| EXERCISE OBJECTIVE |
All of the material below is to be restated word for word, apart from the pictures.

━━━ RAW DATA

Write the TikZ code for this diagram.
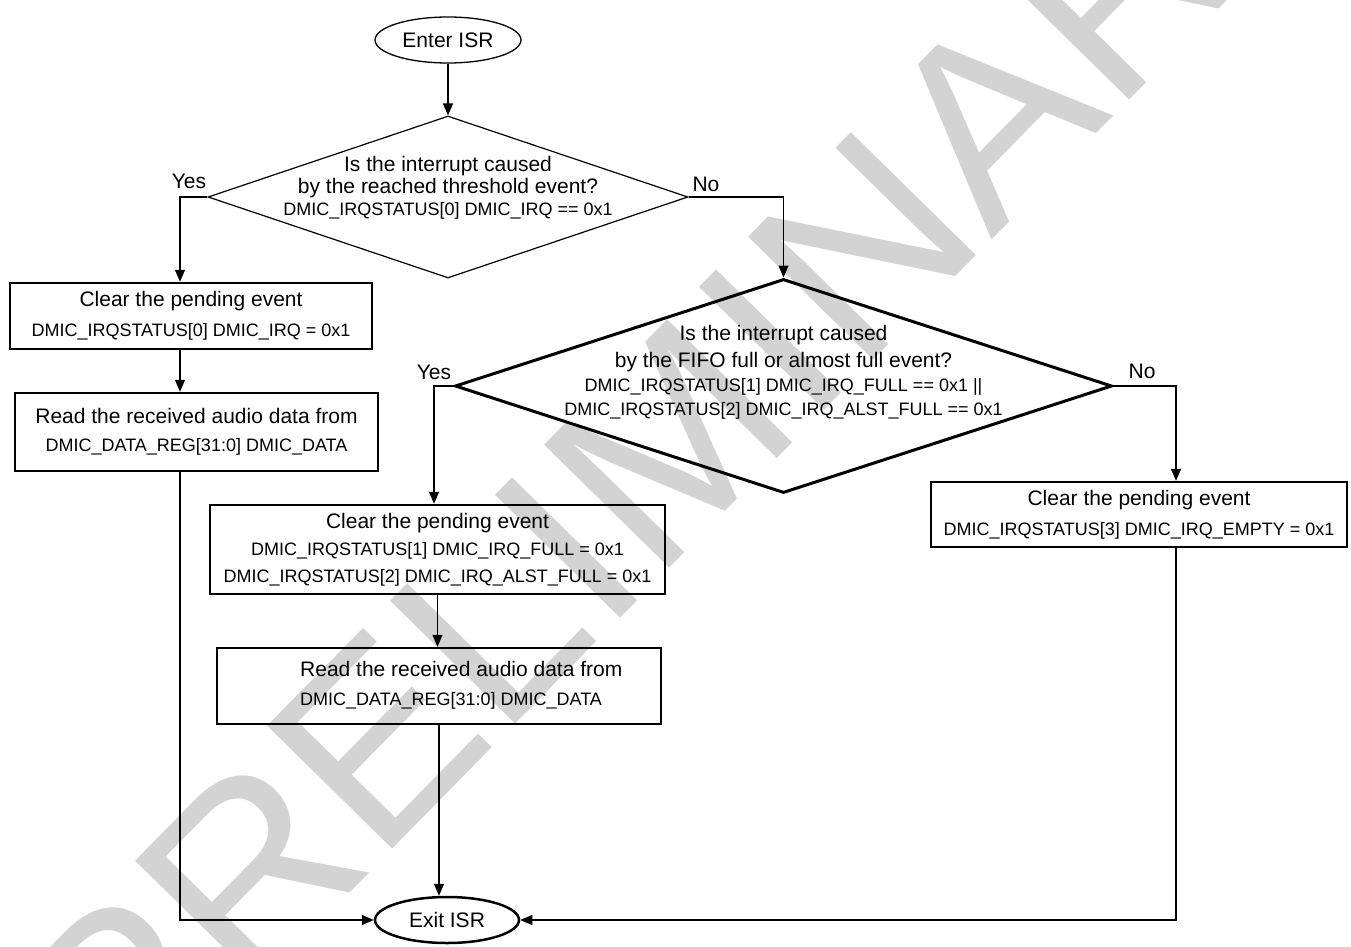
\documentclass[tikz,border=0pt]{standalone}
\usepackage{fontspec}
\usepackage{graphicx}
\setmainfont{Liberation Sans}
\newfontfamily\wmfont{Liberation Sans}
\usetikzlibrary{shapes.geometric,arrows.meta,calc}
\definecolor{wm}{RGB}{211,211,211}
\newcommand{\bigf}{\fontsize{21}{27}\selectfont}
\newcommand{\smf}{\fontsize{18}{27}\selectfont}
\begin{document}
\begin{tikzpicture}[x=1pt,y=-1pt,
  conn/.style={line width=1.3pt,-{Triangle[length=12pt,width=10pt]}},
  boxnode/.style={draw,line width=2.5pt,inner sep=0pt,align=center,font=\smf},
  label/.style={font=\bigf,inner sep=0pt},
  txt/.style={inner sep=0pt,align=center,font=\smf}]
\useasboundingbox (0,0) rectangle (1351,947);
% watermark
\node[text=wm,rotate=45.5,inner sep=0pt] (wmk) at (682,430)
  {\wmfont\fontsize{255}{255}\selectfont\scalebox{1.03}[1]{PRELIMINARY}};
% terminals
\node[draw,ellipse,line width=1.3pt,minimum width=146,minimum height=46,inner sep=0pt,font=\bigf] (en) at (448,40) {Enter ISR};
\node[draw,ellipse,line width=2.5pt,minimum width=144,minimum height=46,inner sep=0pt,font=\bigf] (ex) at (447,920) {Exit ISR};
% decision 1
\node[draw,diamond,line width=1.2pt,minimum width=480,minimum height=162,inner sep=0pt] (d1) at (448,197) {};
\node[inner sep=0pt,align=center,font=\fontsize{18}{22}\selectfont] (d1t) at (448,188)
  {{\bigf Is the interrupt caused}\\{\bigf by the reached threshold event?}\\DMIC\_IRQSTATUS[0] DMIC\_IRQ == 0x1};
% decision 2
\node[draw,diamond,line width=3pt,minimum width=657,minimum height=214,inner sep=0pt] (d2) at (783.5,386) {};
\node[inner sep=0pt,align=center,font=\fontsize{18}{24}\selectfont] (d2t) at (783.5,372.5)
  {{\bigf Is the interrupt caused}\\[3pt]{\bigf by the FIFO full or almost full event?}\\DMIC\_IRQSTATUS[1] DMIC\_IRQ\_FULL == 0x1 ||\\DMIC\_IRQSTATUS[2] DMIC\_IRQ\_ALST\_FULL == 0x1};
% boxes
\node[boxnode,minimum width=362,minimum height=66] (b1) at (191,316)
  {{\bigf Clear the pending event}\\[3pt]DMIC\_IRQSTATUS[0] DMIC\_IRQ = 0x1};
\node[boxnode,minimum width=363,minimum height=78] (b2) at (196.5,432)
  {{\bigf Read the received audio data from}\\[1pt]DMIC\_DATA\_REG[31:0] DMIC\_DATA};
\node[boxnode,minimum width=455,minimum height=89] (b3) at (437.5,549.5)
  {{\bigf Clear the pending event}\\DMIC\_IRQSTATUS[1] DMIC\_IRQ\_FULL = 0x1\\DMIC\_IRQSTATUS[2] DMIC\_IRQ\_ALST\_FULL = 0x1};
\node[boxnode,minimum width=444,minimum height=76] (b4) at (439,686) {};
\node[txt,align=left,anchor=west] (b4t) at (300,685.5)
  {{\bigf Read the received audio data from}\\[2pt]DMIC\_DATA\_REG[31:0] DMIC\_DATA};
\node[boxnode,minimum width=416,minimum height=65] (b5) at (1139,514.5)
  {{\bigf Clear the pending event}\\[3pt]DMIC\_IRQSTATUS[3] DMIC\_IRQ\_EMPTY = 0x1};
% labels
\node[label] (y1) at (189,181) {Yes};
\node[label] (n1) at (706,184) {No};
\node[label] (y2) at (434,372) {Yes};
\node[label] (n2) at (1142,371) {No};
% connectors
\coordinate (yl) at (180,197);
\coordinate (yr) at (434,386);
\coordinate (nr) at (1176,386);
\draw[conn] (en.south) -- (d1.north);
\draw[conn] (d1.west) -- (yl) -- (yl |- b1.north);
\draw[conn] (yl |- b1.south) -- (yl |- b2.north);
\draw[conn] (yl |- b2.south) -- (yl |- ex.west) -- (ex.west);
\draw[conn] (d1.east) -| (d2.north);
\draw[conn] (d2.west) -- (yr) -- (yr |- b3.north);
\draw[conn] (b3.south) -- (b3.south |- b4.north);
\draw[conn] (b4.south) -- (b4.south |- ex.north);
\draw[conn] (d2.east) -- (nr) -- (nr |- b5.north);
\draw[conn] (nr |- b5.south) -- (nr |- ex.east) -- (ex.east);
\end{tikzpicture}
\end{document}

━━━━━━

| REPLY |
Write the TikZ code for this diagram.
\documentclass[tikz,border=0pt]{standalone}
\usepackage{fontspec}
\usepackage{graphicx}
\setmainfont{Liberation Sans}
\newfontfamily\wmfont{Liberation Sans}
\usetikzlibrary{shapes.geometric,arrows.meta,calc}
\definecolor{wm}{RGB}{211,211,211}
\newcommand{\bigf}{\fontsize{21}{27}\selectfont}
\newcommand{\smf}{\fontsize{18}{27}\selectfont}
\begin{document}
\begin{tikzpicture}[x=1pt,y=-1pt,
  conn/.style={line width=1.3pt,-{Triangle[length=12pt,width=10pt]}},
  boxnode/.style={draw,line width=2.5pt,inner sep=0pt,align=center,font=\smf},
  label/.style={font=\bigf,inner sep=0pt},
  txt/.style={inner sep=0pt,align=center,font=\smf}]
\useasboundingbox (0,0) rectangle (1351,947);
% watermark
\node[text=wm,rotate=45.5,inner sep=0pt] (wmk) at (682,430)
  {\wmfont\fontsize{255}{255}\selectfont\scalebox{1.03}[1]{PRELIMINARY}};
% terminals
\node[draw,ellipse,line width=1.3pt,minimum width=146,minimum height=46,inner sep=0pt,font=\bigf] (en) at (448,40) {Enter ISR};
\node[draw,ellipse,line width=2.5pt,minimum width=144,minimum height=46,inner sep=0pt,font=\bigf] (ex) at (447,920) {Exit ISR};
% decision 1
\node[draw,diamond,line width=1.2pt,minimum width=480,minimum height=162,inner sep=0pt] (d1) at (448,197) {};
\node[inner sep=0pt,align=center,font=\fontsize{18}{22}\selectfont] (d1t) at (448,188)
  {{\bigf Is the interrupt caused}\\{\bigf by the reached threshold event?}\\DMIC\_IRQSTATUS[0] DMIC\_IRQ == 0x1};
% decision 2
\node[draw,diamond,line width=3pt,minimum width=657,minimum height=214,inner sep=0pt] (d2) at (783.5,386) {};
\node[inner sep=0pt,align=center,font=\fontsize{18}{24}\selectfont] (d2t) at (783.5,372.5)
  {{\bigf Is the interrupt caused}\\[3pt]{\bigf by the FIFO full or almost full event?}\\DMIC\_IRQSTATUS[1] DMIC\_IRQ\_FULL == 0x1 ||\\DMIC\_IRQSTATUS[2] DMIC\_IRQ\_ALST\_FULL == 0x1};
% boxes
\node[boxnode,minimum width=362,minimum height=66] (b1) at (191,316)
  {{\bigf Clear the pending event}\\[3pt]DMIC\_IRQSTATUS[0] DMIC\_IRQ = 0x1};
\node[boxnode,minimum width=363,minimum height=78] (b2) at (196.5,432)
  {{\bigf Read the received audio data from}\\[1pt]DMIC\_DATA\_REG[31:0] DMIC\_DATA};
\node[boxnode,minimum width=455,minimum height=89] (b3) at (437.5,549.5)
  {{\bigf Clear the pending event}\\DMIC\_IRQSTATUS[1] DMIC\_IRQ\_FULL = 0x1\\DMIC\_IRQSTATUS[2] DMIC\_IRQ\_ALST\_FULL = 0x1};
\node[boxnode,minimum width=444,minimum height=76] (b4) at (439,686) {};
\node[txt,align=left,anchor=west] (b4t) at (300,685.5)
  {{\bigf Read the received audio data from}\\[2pt]DMIC\_DATA\_REG[31:0] DMIC\_DATA};
\node[boxnode,minimum width=416,minimum height=65] (b5) at (1139,514.5)
  {{\bigf Clear the pending event}\\[3pt]DMIC\_IRQSTATUS[3] DMIC\_IRQ\_EMPTY = 0x1};
% labels
\node[label] (y1) at (189,181) {Yes};
\node[label] (n1) at (706,184) {No};
\node[label] (y2) at (434,372) {Yes};
\node[label] (n2) at (1142,371) {No};
% connectors
\coordinate (yl) at (180,197);
\coordinate (yr) at (434,386);
\coordinate (nr) at (1176,386);
\draw[conn] (en.south) -- (d1.north);
\draw[conn] (d1.west) -- (yl) -- (yl |- b1.north);
\draw[conn] (yl |- b1.south) -- (yl |- b2.north);
\draw[conn] (yl |- b2.south) -- (yl |- ex.west) -- (ex.west);
\draw[conn] (d1.east) -| (d2.north);
\draw[conn] (d2.west) -- (yr) -- (yr |- b3.north);
\draw[conn] (b3.south) -- (b3.south |- b4.north);
\draw[conn] (b4.south) -- (b4.south |- ex.north);
\draw[conn] (d2.east) -- (nr) -- (nr |- b5.north);
\draw[conn] (nr |- b5.south) -- (nr |- ex.east) -- (ex.east);
\end{tikzpicture}
\end{document}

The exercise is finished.